Toronto DJ, and producer Myst Milano had the vision to translate the city’s euphoric nightclub scene onto their sophomore album, Beyond the Uncanny Valley. Whereas their 2021 full-length debut, Shapeshyfter, carried a heavier tone due to its tackling of police injustice and racial inequity, BTUV is more dance-focused, thrusting Milano into a post-Club Quarantine world. While contemplating if making themselves palatable to a broader scope of hip-hop and electronic audiences comes from a “place of authenticity,” Milano’s focus is still very online. On their consciousness lately is the dystopian future of artificial intelligence-based art. “It can learn but only so much—it’ll never have a taste for culture or a taste for influence or anything like that because it’s not human,” Milano says.

On BTUV, Milano takes Toronto dance culture and reigns as tastemaker and turntablist. A collision of Jersey club sounds perfectly accents the “drop low to the flo’” refrain on “No Sleep.” Milano’s command echoes throughout the energetic “I’m On” twerkfest. Throaty rage arises on “Pressure,” a moshpit anthem for Gen-Zers who are a “little restless and angsty” from lockdown. A forerunner in electronic rap, Milano attests to the subgenre’s continued ascension through the LP’s grit and carefreeness. “Hip-hop has run the chart for years, but I think we are kind of reaching an apex, where the mainstream sounds [don’t] have too many other places to go,” Milano says. “It’s exciting for me to know that what I do is becoming more possible.”

-Jaelani Turner-Williams

Lutalo
AGAIN

Merch for this release:
Vinyl LP, T-Shirt/Shirt, Cassette

Lutalo Jones, who performs as Lutalo, made his debut with 2022’s Once Now, Then Again, and returns now with a new EP, AGAIN, ready to show a different side of himself.
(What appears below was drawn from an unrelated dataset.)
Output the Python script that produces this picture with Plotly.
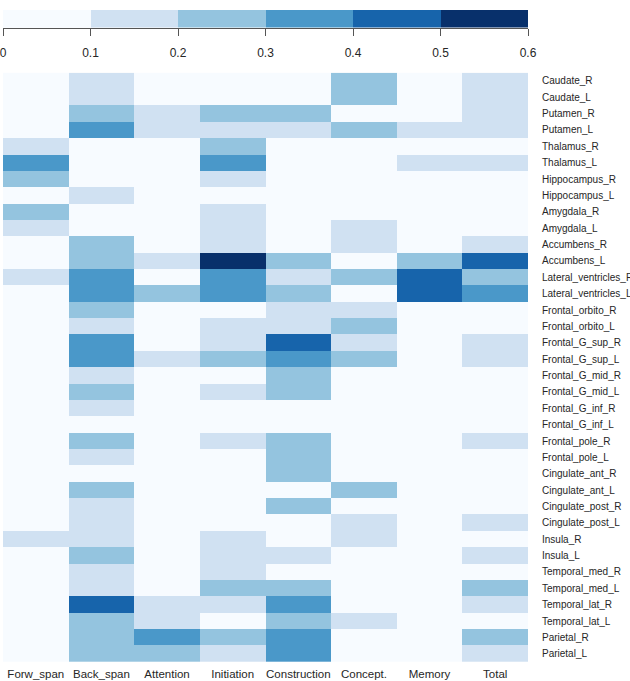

While his debut EP showcases his signature contemplative storytelling with softer acoustic-driven songs, AGAIN represents a new, energetic, darker side of the artist. “This is kind of me training my audience on what to expect of me in the future,” he says. “I have more sonic range than just that.” Opening track “PLPH,” a catchy song led by breakbeat drums and fuzz guitar was actually written around the same time as Once Now, Then Again, but it clearly had a different sound than the other songs, so a second EP was always in the back of Jones’s mind, representing two sides of the same coin. The talented multi-instrumentalist—who originally trained as a drummer before he was a guitarist—wrote and recorded every part on the record, and his singular hand is reflected in the close-knit, intuitive feeling of each song. Jones describes his writing process as “very stream of consciousness.” Jones really finds his best work is made when he allows ideas to flow through feeling without intellectualization or judgment. In that way, preoccupations with genre, style, or emotional meaning become less relevant. “Everything can be deep if you allow it to be.”

-Tasha Viets-VanLear

Snooper
Super Snõõper

Merch for this release:
Vinyl LP, Cassette

“It was very random that we started playing music together at all,” says Blair Tramel, the frontwoman of Nashville-based egg punk outfit Snooper. Originally a joint project for Tramel to create animated videos set to music by her partner Connor Cummins, Snõõper has since morphed into a very real band with a debut full-length, Super Snõõper, and a burgeoning reputation for anarchic live shows. (Think choreography, an arsenal of paper-mâché props, a mosquito mascot roaming through the crowd, and matching tracksuits.) Assembled using tirelessly bright guitars, oddball samples, Tramel’s scatterbrained lyrical absurdism, and rapid-fire drumming, most Snooper songs run straight off a cliff before the 90-second mark. It’s madness by design. “We were on this Reddit thread that was like, ‘What’s a band that sounds like shit but it works for them?’ And people were talking about us in the thread,” says Tramel. “We love that. We feel really seen by that.”